California’s effort to root out the underground economy where workers often are exploited and businesses evade taxes and other requirements is a battle against a force that costs the state $6.5 billion annually.


In the underground economy, workers often work long hours for less than minimum wage and go without lunch or rest breaks, and law-abiding businesses are put at a competitive disadvantage because they have higher overhead than those operating illegally.


To level the playing field and protect workers, Gov. Arnold Schwarzenegger and state legislators created the Economic and Employment Enforcement Coalition in 2004. Made up of investigators from the Labor and Workforce Development Agency’s Employment Development Department and Department of Industrial Relations along with the U.S. Department of Labor and the Contractor’s State License Board, the EEEC is focusing on seven industries with historically high rates of labor, tax and licensing violations. On the target list are agriculture, construction, car wash, garment manufacturing, janitorial services, horse racing tracks and restaurants.


Workers employed by unscrupulous businesses in these industries are destined to remain poor because they are not being adequately compensated for their labor. Without fair wages or payments being made into the Social Security system, they will never be able to work their way out of poverty, and that places a burden on the rest of society. In addition, businesses that follow the rules for the overall good, as well as their own, will be put out of business because they’ll lose jobs to lower-bidding illegal competitors who don’t have the same overhead.



Complaints and denials

When they are uncovered and held accountable for their illegal operations, the cheaters often complain that the state is putting them out of business and destroying job opportunities for poor, unskilled workers. Sometimes they go to the media and claim they’re being treated unfairly, or simply deny they are operating illegally.

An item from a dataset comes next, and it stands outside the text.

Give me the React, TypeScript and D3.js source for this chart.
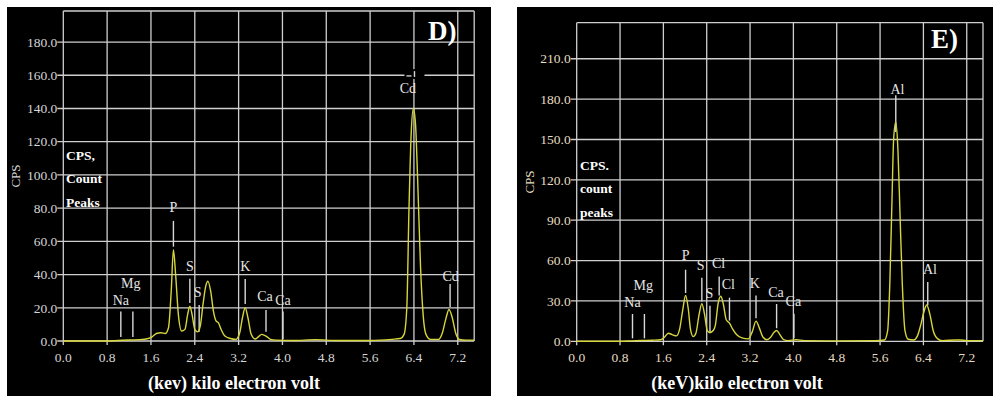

But it’s legitimate businesses, workers and the rest of us that have a problem with illegal operators. While tax-paying businesses rightfully complain that they can’t compete with those who pay little or no payroll tax or don’t carry workers’ compensation, the fact is that we are all subsidizing these illegal operators.


Recently, special enforcement teams conducted two days of sweeps in garment factories in Los Angeles and Orange counties that resulted in 100 citations totaling more than $600,000 in fines.


Earlier sweeps in the car-wash industry found violations that added up to more than $1 million in fines for illegal operations.


But enforcement isn’t the only tool being used in this economic battle.


The EEEC is also educating businesses on how to achieve compliance at seminars being held up and down the state. The seminars are designed to help workers and employers understand their rights and responsibilities.


Since it kicked into action in July 2005, this multi-agency coalition of investigators has chalked up some remarkable statistics.


With 66 employees and a $6.5 million budget, the coalition has inspected nearly 3,000 businesses, issued more than 9,000 citations, identified $109 million in hidden wages for workers and uncovered $17 million in unpaid unemployment taxes.


Not a bad return on investment.



Robert A. Jones is deputy secretary of policy and enforcement for the California Labor and Workforce Development Agency.